Elle balaie au passage les restes de nos bagnoles qui vibrent et tressautent à chaque rafale. Au pied de ces tôles pratiquement informes, deux hommes, qui croyaient comme nous à une échappatoire, gisent dans leurs haillons d’uniforme et goûtent enfin le repos éternel.
Il va falloir pousser hors du chemin ces carcasses qui gênent le passage, mais si nous nous redressons nous avons cent chances sur cent d’y rester. Une fois encore, Wiener, l’ancien, jaillit du groupe paralysé. À genoux sous la mitraille, il a brandi une grenade qu’il projette sur le premier tas de ferraille. Bien joué, Wiener ! Il fallait y penser ! Hormis quelques déchets parsemés, la première bagnole a été éjectée.
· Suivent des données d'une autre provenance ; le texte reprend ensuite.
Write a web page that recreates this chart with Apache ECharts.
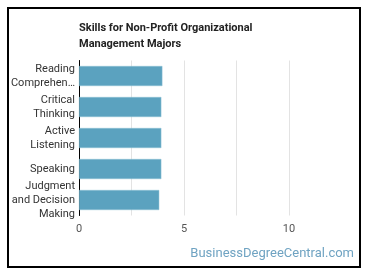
<!DOCTYPE html>
<html>
<head>
<meta charset="utf-8">
<script src="https://cdn.jsdelivr.net/npm/echarts@6/dist/echarts.min.js"></script>
<style>
  html, body { margin: 0; padding: 0; background: #fff; }
  #chart { width: 370px; height: 278px; }
</style>
</head>
<body>
<div id="chart"></div>
<script>
// skills, top to bottom
const skills = ['Reading\nComprehension', 'Critical\nThinking', 'Active\nListening', 'Speaking', 'Judgment\nand Decision\nMaking']
const scores = [3.97, 3.92, 3.92, 3.92, 3.82]

const chart = echarts.init(document.getElementById('chart'), null, { renderer: 'canvas' })

chart.setOption({
  backgroundColor: '#fff',
  animation: false,
  title: {
    text: 'Skills for Non-Profit Organizational\nManagement Majors',
    left: 74,
    top: 15,
    textStyle: {
      fontFamily: 'Roboto',
      fontSize: 11,
      fontWeight: 'bold',
      color: '#222',
      lineHeight: 16
    }
  },
  grid: { left: 79, right: 28.5, top: 60.5, bottom: 62.5 },
  xAxis: {
    type: 'value',
    min: 0,
    max: 12.5,
    interval: 2.5,
    axisLine: { show: false },
    axisTick: { show: false },
    axisLabel: {
      margin: 8,
      fontFamily: 'Roboto',
      fontSize: 11,
      color: '#555',
      formatter: v => (v % 5 === 0 && v < 12.5) ? String(v) : ''
    },
    splitLine: { show: true, showMinLine: false, showMaxLine: false, lineStyle: { color: '#e3e3e3', width: 1 } }
  },
  yAxis: {
    type: 'category',
    inverse: true,
    data: skills,
    axisLine: { show: true, lineStyle: { color: '#000', width: 1 } },
    axisTick: { show: false },
    axisLabel: {
      margin: 4,
      fontFamily: 'Roboto',
      fontSize: 11,
      color: '#333',
      lineHeight: 14,
      width: 67,
      overflow: 'truncate',
      ellipsis: '…'
    }
  },
  series: [{
    type: 'bar',
    data: scores,
    barWidth: 20,
    itemStyle: { color: '#5ba2bf', borderColor: '#8cc0d5', borderWidth: 0.5 }
  }],
  graphic: [
    {
      type: 'rect',
      shape: { x: 8, y: 8, width: 352, height: 259 },
      style: { fill: null, stroke: '#000', lineWidth: 2 },
      silent: true
    },
    {
      type: 'text',
      right: 16,
      top: 247,
      style: {
        text: 'BusinessDegreeCentral.com',
        fontFamily: 'Roboto',
        fontSize: 13,
        fill: '#6fa3c2'
      }
    }
  ]
})
</script>
</body>
</html>
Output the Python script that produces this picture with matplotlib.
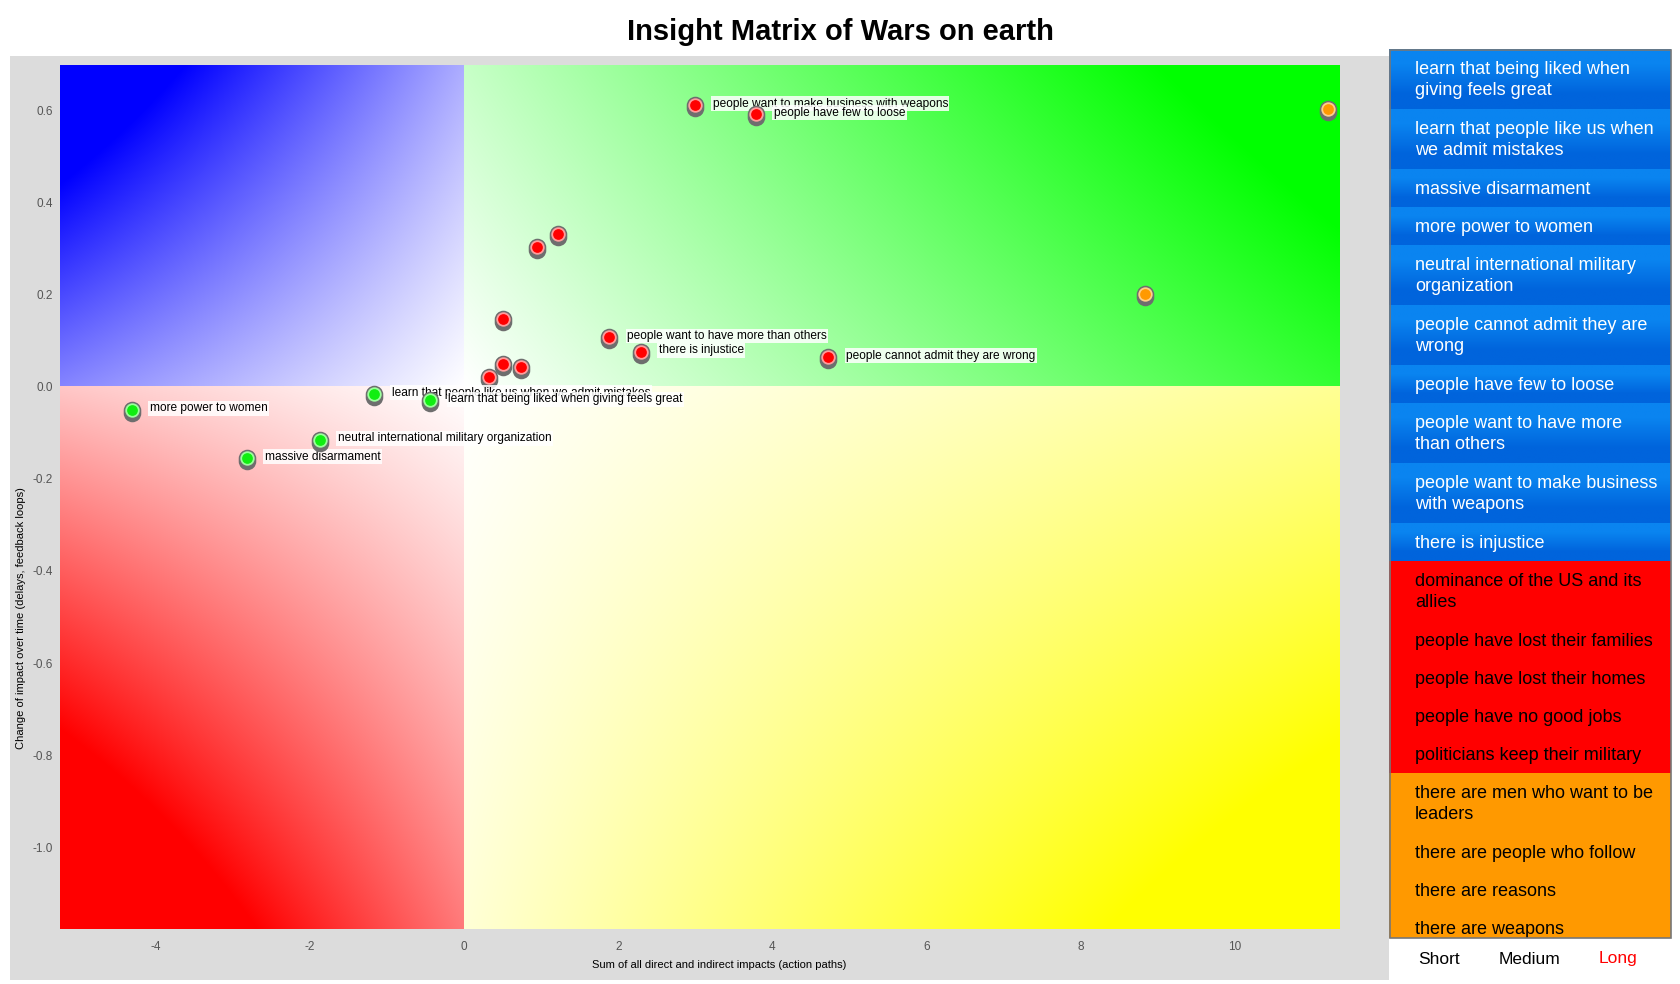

La seconde subira le même sort. Une troisième, un camion de trois tonnes cinq, en nécessitera quatre. Nous avons dû, hélas ! achever du même coup les blessés qui gisaient à l’intérieur. C’est encore la guerre !
Vers minuit, au plus fort de la tempête, les deux tiers de l’effectif regagnent enfin Memel qui a été mis au courant et qui nous couvre de son feu. Hors d’haleine et transis, nous gagnons les arrières du camp retranché. L’inventaire des manquants se fait dehors parmi les ruines d’une installation balnéaire. Puis, dans la rumeur du front, perpétuellement en contact, nous cherchons le repos du guerrier, même si la chance ne nous fut pas favorable.
Cette chance était d’ailleurs si faible que nous estimons héroïque le fait même de l’avoir tentée.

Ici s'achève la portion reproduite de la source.